Kolumne von Susanne Falk.
Irgendetwas stimmte nicht, von Anfang an. Der Ton macht ja angeblich die Musik und der Erzähler macht das Buch. Dieser Erzähler hier war falsch. Wie es ist, sich rechtzeitig zu irren.
Vor (fast) allem anderen kommt die Form. Man muss sich entscheiden. Hat man sein Thema gefunden, seine Hauptfigur oder vielleicht auch nur den einen Satz, der einem nicht aus dem Kopf gehen will, wählt man die Textsorte. Vom Roman übers Gedicht bis zum Drehbuch ist da alles möglich, aber es gibt sie eben doch, die eine, perfekte Form für die Geschichte. So viel zum Thema „Filmadaption“ oder gar „Bühnenadaption“: Die Autorin hat sich sehr wohl etwas dabei gedacht, ihre Geschichte als Novelle auszuführen.

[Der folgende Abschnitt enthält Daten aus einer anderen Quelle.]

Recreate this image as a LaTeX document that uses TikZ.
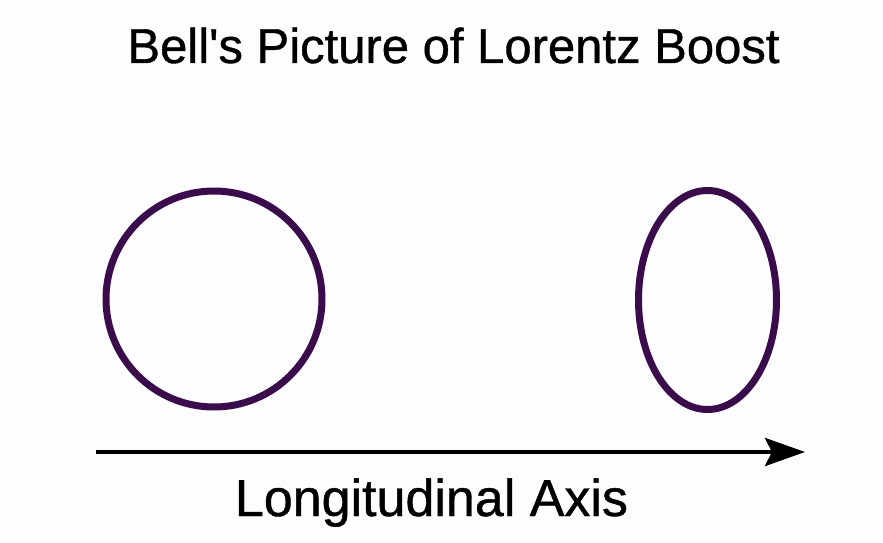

Gleich danach sucht man den richtigen Ton. Der kommt in der Regel mit der Hauptfigur. Diese kann nur auf die eine, ganz bestimmte Art und Weise sprechen. Doch leider klingt die Figur gar nicht, wie sie sollte. Plötzlich ist nichts, aber auch gar nichts mehr stimmig. Wer spricht denn da auf einmal? Was läuft da falsch?
In der Schule hat man Ihnen bestimmt mal etwas über Ich-Erzähler in der Literatur beigebracht. Hier eine kurze Ergänzung: Ich-Erzähler sind die Pest! Keine Erzählperspektive ist in der Prosa so schwer durchzuhalten wie die des Ich-Erzählers. Wie jeder Egomane interessiert der sich nämlich nur für das, was er (oder auch sie) selbst wissen, sehen und erfahren kann. Das schränkt einen im Schreibprozess zuweilen stark ein.
Ich beginne also meine Novelle und was tut die Hautfigur? Redet unablässig auf mich ein, als Ich-Erzähler. Mühsamst! Das Ganze kommt schon nach zwei Seiten an seine Grenzen. Die Figur plaudert zu viel, dabei war der ursprüngliche Gedanke der gewesen, dass die Hauptfigur nichts sagt. Nie. Zu niemandem. Und nun das: ein verdammter Ich-Erzähler! Aber das zu erkennen, nämlich dass hier die falsche Person redet, hat mich mindestens zwei Wochen gekostet. Als ich auf einen auktorialen Erzähler umsteige, sind alle Blockaden verschwunden. Jetzt kann es endlich richtig losgehen.
Das ist im echten Leben auch nicht anders: Erst wenn man die Perspektive wechselt, erschließt sich das volle Panorama. Dann bekommt man mit, was hinter dem eigenen Rücken geschieht. Doch dazu muss man sich tatsächlich einmal umdrehen. Einen anderen Standpunkt einzunehmen, die Perspektive zu wechseln, fördert Empathie und gibt vor allem der Hauptfigur den nötigen Raum, um sich frei zu entfalten. Und man möchte ja auch im eigenen Leben die Hauptfigur sein und nicht zum Sidekick degradiert werden.